Saturday, January 5, 2019: 11:10 AM
Wabash Room (Palmer House Hilton)
One of the psychological states associated with modernity is anxiety, typically associated with upheavals in social and cultural practices and traditions. In British India, one of the persistent sources of anxiety was the possibility of a Russian invasion and subsequent dissolution of British rule in South Asia. Following the second Anglo-Afghan War, officials in British India embarked upon a process of infrastructural development west of the Indus River designed to sure up their defensive capacity along the northwestern frontier. While this did not exactly calm the minds of British officials, it had significant downstream consequences for the people who lived near these projects. Beyond martialing huge amounts of capital, the various modernization projects up and down the Indus River and its tributaries in the Punjab —building roads and railways, constructing forts and advanced bases, digging irrigation canals—required enormous numbers of seasonally employed manual laborers. This paper explores how local populations engaged with these massive imperial construction projects that literally and figuratively reshaped their homelands.

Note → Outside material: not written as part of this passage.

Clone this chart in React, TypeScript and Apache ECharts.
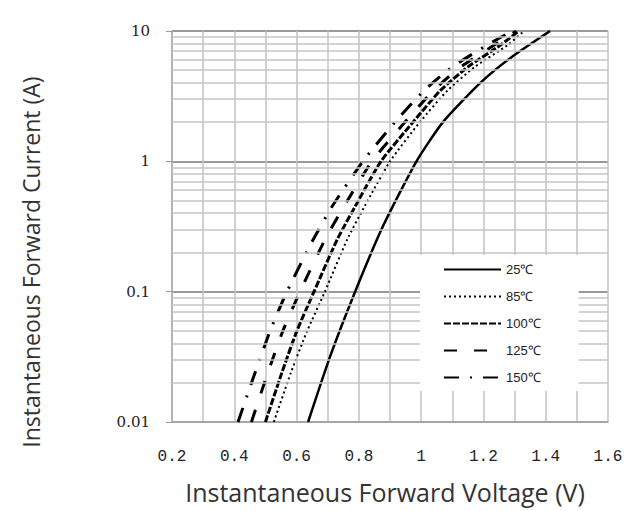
import React, { useEffect, useRef } from "react";
import * as echarts from "echarts";

// Forward current (A) sample points shared by the hot curves
const currentsHot = [0.01, 0.024, 0.05, 0.1, 0.25, 0.45, 1, 2, 3.5, 5.3, 7.8, 10];
const v150 = [0.412, 0.467, 0.515, 0.569, 0.653, 0.714, 0.813, 0.916, 1.01, 1.1, 1.212, 1.292];
const v125 = [0.455, 0.508, 0.556, 0.611, 0.691, 0.752, 0.842, 0.948, 1.04, 1.127, 1.235, 1.305];
const v100 = [0.5, 0.553, 0.601, 0.656, 0.73, 0.788, 0.871, 0.974, 1.062, 1.15, 1.255, 1.314];
const v85 = [0.527, 0.582, 0.634, 0.691, 0.762, 0.818, 0.9, 0.996, 1.085, 1.172, 1.278, 1.33];

// 25 degC curve
const currents25 = [0.01, 0.032, 0.1, 0.32, 1, 2, 4, 6.3, 10];
const v25 = [0.637, 0.708, 0.788, 0.878, 0.985, 1.07, 1.19, 1.29, 1.414];

const seriesNames = ["25℃", "85℃", "100℃", "125℃", "150℃"];
const minorGridY = [
  0.02, 0.03, 0.04, 0.05, 0.06, 0.07, 0.08, 0.09,
  0.2, 0.3, 0.4, 0.5, 0.6, 0.7, 0.8, 0.9,
  2, 3, 4, 5, 6, 7, 8, 9,
];
const xTitle = "Instantaneous Forward Voltage (V)";
const yTitle = "Instantaneous Forward Current (A)";

const zip = (xs: number[], ys: number[]) => xs.map((x, i) => [x, ys[i]]);

export default function App() {
  const ref = useRef<HTMLDivElement>(null);
  useEffect(() => {
    if (!ref.current) return;
    const chart = echarts.init(ref.current, undefined, { renderer: "svg" });
    const lineBase = (name: string, data: number[][], type: any, width: number) => ({
      name,
      type: "line",
      data,
      symbol: "none",
      smooth: 0.2,
      z: 3,
      itemStyle: { color: "#000" },
      lineStyle: { color: "#000", width, type },
    });
    const option: any = {
      animation: false,
      backgroundColor: "#fff",
      grid: { left: 172, right: 35, top: 31, bottom: 89 },
      xAxis: {
        type: "value",
        min: 0.2,
        max: 1.6,
        interval: 0.2,
        axisLine: { show: true, lineStyle: { color: "#aaa", width: 1.5 } },
        axisTick: { show: false },
        axisLabel: {
          margin: 27,
          fontFamily: "Liberation Mono",
          fontSize: 16,
          color: "#222",
          formatter: (v: number) => String(parseFloat(v.toFixed(1))),
        },
        splitLine: { show: true, lineStyle: { color: "#c2c2c2", width: 1.5 } },
        minorTick: { show: false, splitNumber: 2 },
        minorSplitLine: { show: true, lineStyle: { color: "#c2c2c2", width: 1.5 } },
      },
      yAxis: {
        type: "log",
        logBase: 10,
        min: 0.01,
        max: 10,
        axisLine: { show: true, lineStyle: { color: "#aaa", width: 1.5 } },
        axisTick: { show: true, length: 6, lineStyle: { color: "#999" } },
        axisLabel: {
          margin: 22,
          fontFamily: "DejaVu Serif",
          fontSize: 15,
          color: "#222",
          formatter: (v: number) => String(parseFloat(Number(v).toPrecision(3))),
        },
        splitLine: { show: true, lineStyle: { color: "#9a9a9a", width: 2 } },
      },
      legend: {
        data: seriesNames,
        orient: "vertical",
        left: 420,
        top: 255,
        backgroundColor: "#fff",
        padding: [8, 38, 7, 23],
        itemWidth: 57,
        itemHeight: 14,
        itemGap: 14,
        itemStyle: { opacity: 0 },
        textStyle: { fontSize: 13, color: "#222", fontFamily: "Liberation Sans" },
        z: 10,
      },
      graphic: [
        {
          type: "text",
          x: 385,
          y: 492,
          style: {
            text: xTitle,
            font: '25px "Open Sans"',
            fill: "#333",
            align: "center",
            verticalAlign: "middle",
          },
        },
        {
          type: "text",
          x: 31,
          y: 262,
          rotation: Math.PI / 2,
          style: {
            text: yTitle,
            font: '23px "Open Sans"',
            fill: "#333",
            align: "center",
            verticalAlign: "middle",
          },
        },
      ],
      series: [
        {
          name: "minorGrid",
          type: "line",
          data: [],
          silent: true,
          symbol: "none",
          z: 1,
          markLine: {
            silent: true,
            symbol: "none",
            animation: false,
            label: { show: false },
            emphasis: { disabled: true },
            lineStyle: { color: "#c4c4c4", width: 1.5, type: "solid" },
            data: minorGridY.map((v) => ({ yAxis: v })),
          },
        },
        lineBase("25℃", zip(v25, currents25), "solid", 2.5),
        lineBase("85℃", zip(v85, currentsHot), [2, 3], 2),
        lineBase("100℃", zip(v100, currentsHot), [7, 2], 3),
        lineBase("125℃", zip(v125, currentsHot), [13, 17], 3),
        lineBase("150℃", zip(v150, currentsHot), [15, 11, 2, 11], 3),
      ],
    };
    chart.setOption(option);
    return () => chart.dispose();
  }, []);
  return (
    <div
      ref={ref}
      style={{ position: "absolute", left: 0, top: 0, width: 643, height: 511 }}
    />
  );
}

In particular, it highlights the ways in which modernization projects, which were welcomed by some, were anxiety-producing affairs for many as temporary, cash-remunerating labor brought new challenges to the existing socio-economic orders. Focusing on incidents of conflict around colonial modernization projects, I show how local people turned to their local history to argue for the right to control the manual labor on a given project. In this way, the coming of modernity in the form of infrastructural development projects was met not simply with resistance, but also with inter- and intracommunity arguments over who deserved to benefit from them.